Indeed, Kelley made Bergen’s mature sex appeal a regular part of the effect the hard-charging attorney Shirley Schmidt had on others. “He had everyone in love with Shirley and wanting to get her into bed,” says Boston Legal executive producer Bill D’Elia. “She had great fun with it, and there was nothing she wasn’t game for, but at one point, she said to me, ‘Bill, will you please tell David that I’m 60 years old! He’s got to stop it!’ I told her no,” he laughs. “I said, ‘I can’t get him to stop.’”

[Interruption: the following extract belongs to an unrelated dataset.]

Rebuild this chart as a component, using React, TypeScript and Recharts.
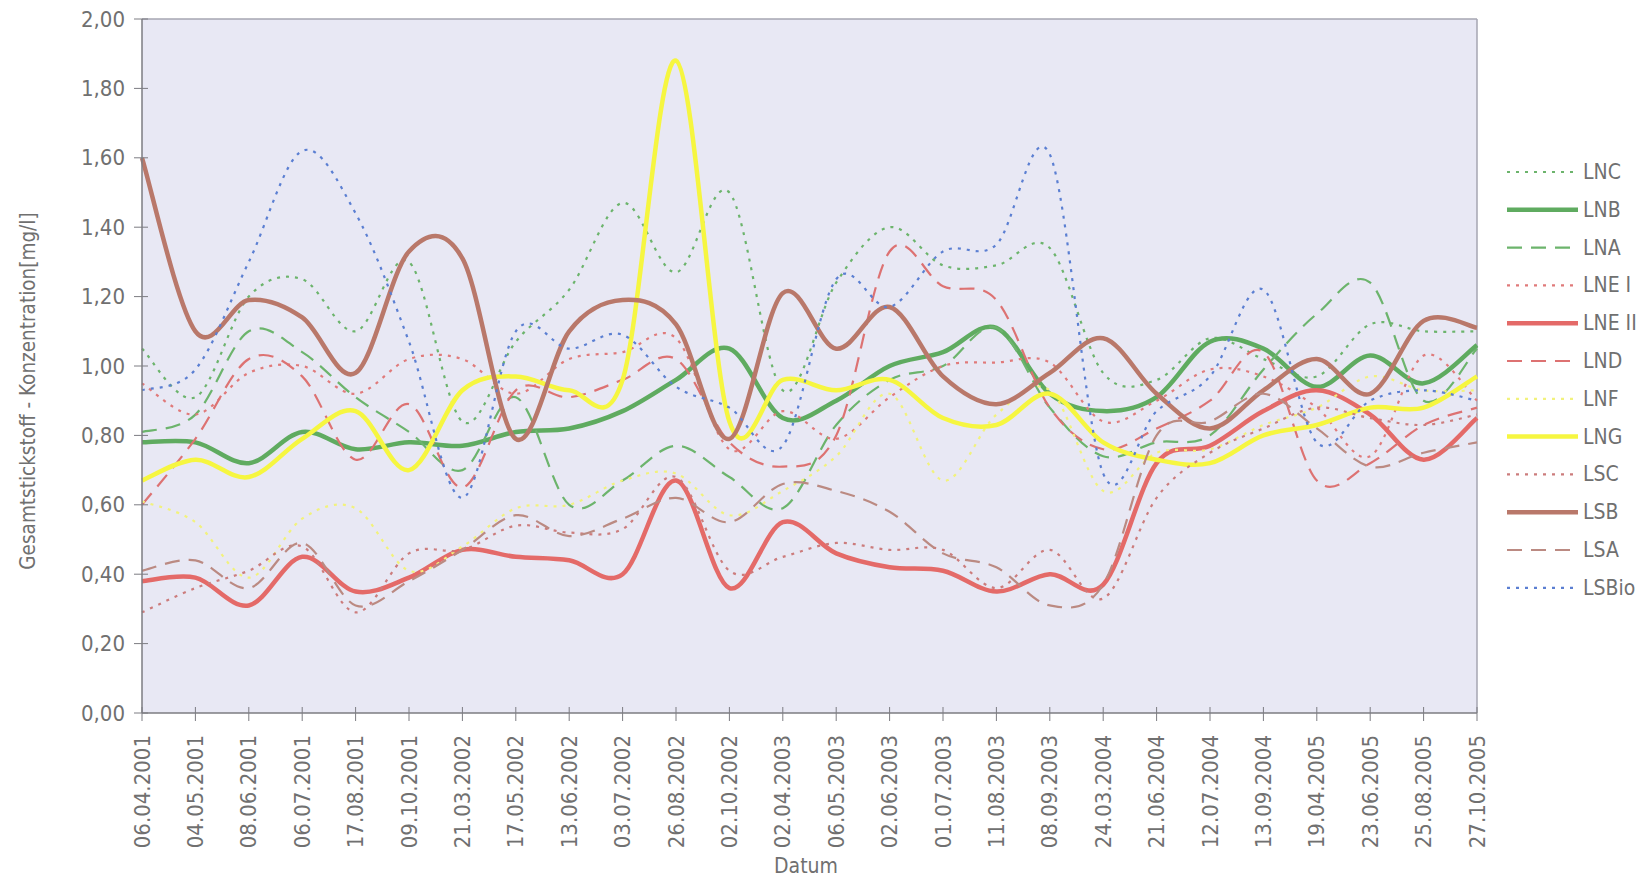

To D’Elia, who directed many episodes, including the two-hour series finale, Bergen’s character became “the missing link on that show. As much as everybody talks about Denny Crane and Alan Shore on the balcony every episode, I think without the chemistry of Candice playing that character, it would have been much less of a show.”
In the years since that first day on the Murphy Brown set, Bergen says her views on television have come a long way. “The power of the medium can be extraordinary, and the impact is instantaneous,” she notes. “Television has only been great to me. I’ve been so blessed to work with the talents I’ve worked with. It’s been a dream job beyond my wildest imagination.”